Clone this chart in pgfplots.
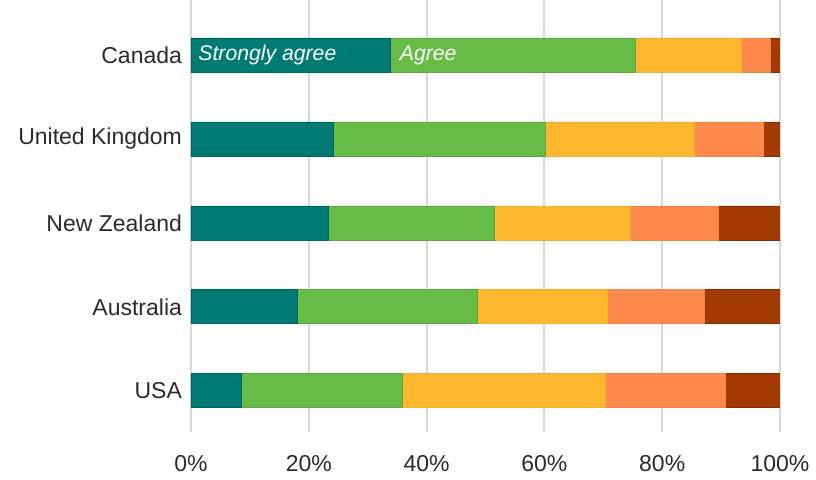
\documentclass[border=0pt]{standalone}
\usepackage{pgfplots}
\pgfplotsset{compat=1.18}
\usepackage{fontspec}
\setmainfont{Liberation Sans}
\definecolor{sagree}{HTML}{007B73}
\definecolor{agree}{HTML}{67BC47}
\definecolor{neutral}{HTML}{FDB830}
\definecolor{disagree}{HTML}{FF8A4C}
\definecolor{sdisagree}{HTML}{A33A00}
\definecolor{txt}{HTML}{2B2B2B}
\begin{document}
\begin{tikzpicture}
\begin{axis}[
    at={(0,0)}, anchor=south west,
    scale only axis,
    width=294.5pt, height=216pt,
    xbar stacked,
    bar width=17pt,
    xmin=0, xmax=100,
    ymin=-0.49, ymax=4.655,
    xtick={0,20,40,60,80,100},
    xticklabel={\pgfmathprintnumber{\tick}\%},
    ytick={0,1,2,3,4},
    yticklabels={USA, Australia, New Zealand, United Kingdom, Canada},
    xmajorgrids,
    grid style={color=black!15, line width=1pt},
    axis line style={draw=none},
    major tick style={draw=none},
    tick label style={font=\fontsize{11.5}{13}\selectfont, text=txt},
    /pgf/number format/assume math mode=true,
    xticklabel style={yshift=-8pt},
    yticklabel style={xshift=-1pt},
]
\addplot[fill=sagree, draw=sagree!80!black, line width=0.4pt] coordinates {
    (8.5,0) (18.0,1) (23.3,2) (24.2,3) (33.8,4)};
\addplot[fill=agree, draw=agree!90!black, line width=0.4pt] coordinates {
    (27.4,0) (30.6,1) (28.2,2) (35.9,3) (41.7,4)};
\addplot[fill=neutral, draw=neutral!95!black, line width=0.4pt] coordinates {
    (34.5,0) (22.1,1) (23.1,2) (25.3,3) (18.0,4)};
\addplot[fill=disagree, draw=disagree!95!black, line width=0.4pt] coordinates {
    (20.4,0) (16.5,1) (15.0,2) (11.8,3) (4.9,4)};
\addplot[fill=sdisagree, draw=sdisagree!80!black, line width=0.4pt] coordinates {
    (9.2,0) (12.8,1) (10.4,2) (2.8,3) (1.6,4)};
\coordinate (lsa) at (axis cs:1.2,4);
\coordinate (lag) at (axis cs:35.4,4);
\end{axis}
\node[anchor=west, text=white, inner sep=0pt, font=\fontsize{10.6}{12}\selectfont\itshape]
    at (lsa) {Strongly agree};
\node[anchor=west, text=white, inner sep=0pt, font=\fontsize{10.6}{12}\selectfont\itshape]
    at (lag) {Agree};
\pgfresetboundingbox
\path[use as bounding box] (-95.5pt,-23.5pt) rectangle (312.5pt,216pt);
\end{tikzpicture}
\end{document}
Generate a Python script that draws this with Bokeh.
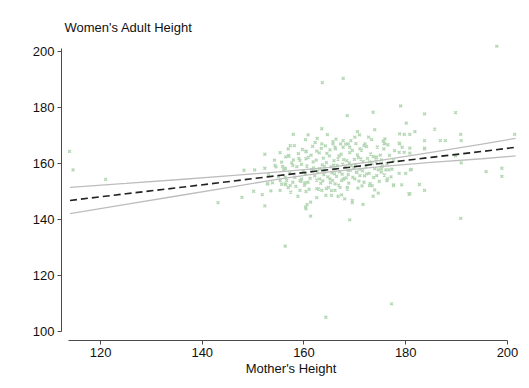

→ WRITTEN PROBLEM
Write every entry out again exactly, dropping the pictures.

→ RESULT OF THIS TASK
Clone this chart in pgfplots.
\documentclass[border=0pt]{standalone}
\usepackage{pgfplots}
\pgfplotsset{compat=1.18}
\usepackage{fontspec}
\setmainfont{Liberation Sans}
\definecolor{sagree}{HTML}{007B73}
\definecolor{agree}{HTML}{67BC47}
\definecolor{neutral}{HTML}{FDB830}
\definecolor{disagree}{HTML}{FF8A4C}
\definecolor{sdisagree}{HTML}{A33A00}
\definecolor{txt}{HTML}{2B2B2B}
\begin{document}
\begin{tikzpicture}
\begin{axis}[
    at={(0,0)}, anchor=south west,
    scale only axis,
    width=294.5pt, height=216pt,
    xbar stacked,
    bar width=17pt,
    xmin=0, xmax=100,
    ymin=-0.49, ymax=4.655,
    xtick={0,20,40,60,80,100},
    xticklabel={\pgfmathprintnumber{\tick}\%},
    ytick={0,1,2,3,4},
    yticklabels={USA, Australia, New Zealand, United Kingdom, Canada},
    xmajorgrids,
    grid style={color=black!15, line width=1pt},
    axis line style={draw=none},
    major tick style={draw=none},
    tick label style={font=\fontsize{11.5}{13}\selectfont, text=txt},
    /pgf/number format/assume math mode=true,
    xticklabel style={yshift=-8pt},
    yticklabel style={xshift=-1pt},
]
\addplot[fill=sagree, draw=sagree!80!black, line width=0.4pt] coordinates {
    (8.5,0) (18.0,1) (23.3,2) (24.2,3) (33.8,4)};
\addplot[fill=agree, draw=agree!90!black, line width=0.4pt] coordinates {
    (27.4,0) (30.6,1) (28.2,2) (35.9,3) (41.7,4)};
\addplot[fill=neutral, draw=neutral!95!black, line width=0.4pt] coordinates {
    (34.5,0) (22.1,1) (23.1,2) (25.3,3) (18.0,4)};
\addplot[fill=disagree, draw=disagree!95!black, line width=0.4pt] coordinates {
    (20.4,0) (16.5,1) (15.0,2) (11.8,3) (4.9,4)};
\addplot[fill=sdisagree, draw=sdisagree!80!black, line width=0.4pt] coordinates {
    (9.2,0) (12.8,1) (10.4,2) (2.8,3) (1.6,4)};
\coordinate (lsa) at (axis cs:1.2,4);
\coordinate (lag) at (axis cs:35.4,4);
\end{axis}
\node[anchor=west, text=white, inner sep=0pt, font=\fontsize{10.6}{12}\selectfont\itshape]
    at (lsa) {Strongly agree};
\node[anchor=west, text=white, inner sep=0pt, font=\fontsize{10.6}{12}\selectfont\itshape]
    at (lag) {Agree};
\pgfresetboundingbox
\path[use as bounding box] (-95.5pt,-23.5pt) rectangle (312.5pt,216pt);
\end{tikzpicture}
\end{document}
Generate a Python script that draws this with Bokeh.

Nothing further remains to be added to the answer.